Irving did not get into details about what it was that made him want to leave the Cavaliers.

"It was an unbelievable journey and an unbelievable ride, but I knew that I wasn't going to come up here to specifically point at individuals, specifically point at issues, because that's not important to me at all," Irving said.

Hayward said that Thomas was an important member of the Celtics when it came to convincing him to sign with Boston.

"I.T. did a tremendous job as far as helping recruit me here to Boston," Hayward said. "He was somebody that I was definitely excited about playing with. I'd be lying if I said that wasn't the truth. But I've been in this business long enough to know that it is a business. Things can happen, things can change."

Irving said there's no pressure on him to be the man to carry the Celtics individually the way Thomas did.

"Is there ever such thing as one person carrying a whole team? I don't think so," Irving said. "There are a lot of moving parts and you have to depend on those moving parts to do their job at the ultimate ability. It's our job to bring the best out of one another every single day. ... There's no such thing as putting a team on your shoulders."

Irving was asked about what he saw in Stevens as an opponent that made him eager to play for the coach. Stevens reminded Irving of a time when the two worked together in the past.

"I coached you in a game where we gave up 197 points," Stevens said.

"You know that just goes back to playing both ends of the floor, Coach," Irving replied.

Both Irving and Hayward spoke about how Stevens himself was a draw to play for the Celtics.

"In college your college coach is somewhat more like a father figure. You're younger, you lean on them a lot, and now I'm a father and I have two little girls of my own," Hayward said. "I always say that Coach Stevens was the first person -- I always had a dream to play in the NBA, but he was the first person to tell me that I could get there some day."

Irving also added that he's always had an appreciation for the Celtics organization.

"Getting an opportunity to be a part of such an illustrious organization as the Boston Celtics … I grew up watching so many films. I asked Danny if I could get a few of his VHS tapes from his championship runs," Irving said. "When you have the unique opportunity o fhaving special people and being a part of an organization like this … I'm grateful. I can't wait to get on the floor to maximize my potential. I just want to be with those incredible coaches and incredible minds, and I felt like in doing that, Boston came right at the exact time and it was meant to be that way. I trust in that, and I'm glad to be here."

Hayward noted with a laugh that he and Irving had a chance to be teammates in the past, but LeBron James wasn't quite on the same page.

"I think the first thing is like destiny. We both have March 23 birthdays so it was bound to happen at some point in time," Hayward said. "[In 2013] I actually went to Cleveland on a visit when I was a restricted free agent, and Kyrie came in and said how much fun it would be if I was on the team and kind of recruited me to go there. Then LeBron came and then kind of squashed that whole thing. It came full circle and here we are now."

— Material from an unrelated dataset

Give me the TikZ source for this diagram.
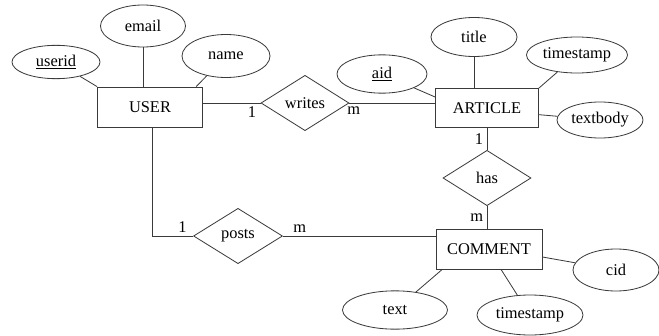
\documentclass[tikz,border=0pt]{standalone}
\usepackage{fontspec}
\setmainfont{Liberation Serif}
\newfontfamily\erfont{Liberation Serif}
\usetikzlibrary{shapes.geometric}
\definecolor{erLine}{HTML}{3A3A3A}

\begin{document}
\begin{tikzpicture}[x=0.03cm, y=-0.03cm, font=\erfont\fontsize{14}{16}\selectfont,
  ent/.style={draw=erLine,line width=0.7pt,minimum width=3.15cm,minimum height=1.2cm,inner sep=1pt},
  rel/.style={draw=erLine,line width=0.7pt,diamond,aspect=1.6,inner sep=0pt,minimum width=2.64cm,minimum height=1.66cm},
  attr/.style={draw=erLine,line width=0.7pt,ellipse,inner sep=0pt,minimum width=2.64cm,minimum height=1.15cm},
  lbl/.style={inner sep=3pt},
  con/.style={draw=erLine,line width=0.7pt}]
\useasboundingbox (0,0) rectangle (659,336);
% entities
\node[ent] (user) at (150,107) {USER};
\node[ent,minimum width=3.09cm,minimum height=1.17cm] (article) at (487,108) {ARTICLE};
\node[ent,minimum width=3.18cm] (comment) at (489,249) {COMMENT};
% relationships
\node[rel] (writes) at (305,103) {writes};
\node[rel] (has) at (487,178) {has};
\node[rel,minimum width=2.67cm] (posts) at (238,236) {posts};
% attributes
\node[attr,minimum height=1.0cm] (userid) at (56,62) {\underline{userid}};
\node[attr,minimum width=2.55cm,minimum height=1.26cm] (email) at (143,26) {email};
\node[attr,minimum height=1.29cm] (name) at (226,56) {name};
\node[attr,minimum width=2.7cm] (aid) at (382,74) {\underline{aid}};
\node[attr,minimum width=2.58cm,minimum height=1.17cm] (title) at (474,37) {title};
\node[attr,minimum width=3.03cm,minimum height=1.08cm] (artstamp) at (577,55) {timestamp};
\node[attr,minimum width=2.58cm,minimum height=1.08cm] (textbody) at (600,120) {textbody};
\node[attr,minimum width=3.15cm] (text) at (395,310) {text};
\node[attr,minimum width=3.18cm,minimum height=1.2cm] (comstamp) at (530,315) {timestamp};
\node[attr,minimum width=2.58cm,minimum height=1.26cm] (cid) at (616,270) {cid};
% attribute lines
\draw[con] (userid) -- (user.north west);
\draw[con] (email.south) -- (email.south |- user.north);
\draw[con] (name) -- ([xshift=-0.2cm]user.north east);
\draw[con] (aid) -- ([yshift=0.33cm]article.west);
\draw[con] (title.south) -- (title.south |- article.north);
\draw[con] (artstamp) -- (article.north east);
\draw[con] ([yshift=-0.2cm]article.east) -- (textbody);
\draw[con] (text) -- ([xshift=0.2cm]comment.south west);
\draw[con] (comstamp) -- ([xshift=0.36cm]comment.south);
\draw[con] ([yshift=-0.24cm]comment.east) -- (cid);
% relationship lines
\draw[con] (writes.west -| user.east) -- node[lbl,pos=0.85,below]{1} (writes.west);
\draw[con] (writes.east) -- node[lbl,pos=0.05,below]{m} (writes.east -| article.west);
\draw[con] (article.south) -- node[lbl,left]{1} (has.north);
\draw[con] (has.south) -- node[lbl,left]{m} (has.south |- comment.north);
\draw[con] ([xshift=0.06cm]user.south) |- node[lbl,pos=0.87,above]{1} (posts.west);
\draw[con] (posts.east) -- node[lbl,pos=0.11,above]{m} (posts.east -| comment.west);
\end{tikzpicture}
\end{document}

Irving shared his appreciation of Hayward's game.

"This is a bad dude to the left of me," Irving said of Hayward. "He's a bad dude."

Irving said he has not spoken with LeBron James since the trade took place, but he expressed a gratefulness for his time playing alongside James.

"No. I haven't spoken to him. My intent, like I said, was for my best intentions and to look back at the amount of ground we covered in the last three-year span or even before that because we had a prior relationship, and to really realize how special that was and how much growth happened," Irving said, noting that he learned a lot from James. "I've had the unique opportunity to play with one of the greats, and it was awesome. At times it was all over just like it was with any other team. When you look back and you're eternally grateful for the moments that you've had and you've shared, you're able to put peace with that journey and start anew. This was a very, very challenging decision at first. But after a while when you understand and you have that confidence in yourself to understand the magnitude of what you can accomplish and what you can potentially do with other great people, and now that I'm sitting there it just echoes with being very appreciative [for Cleveland and LeBron]."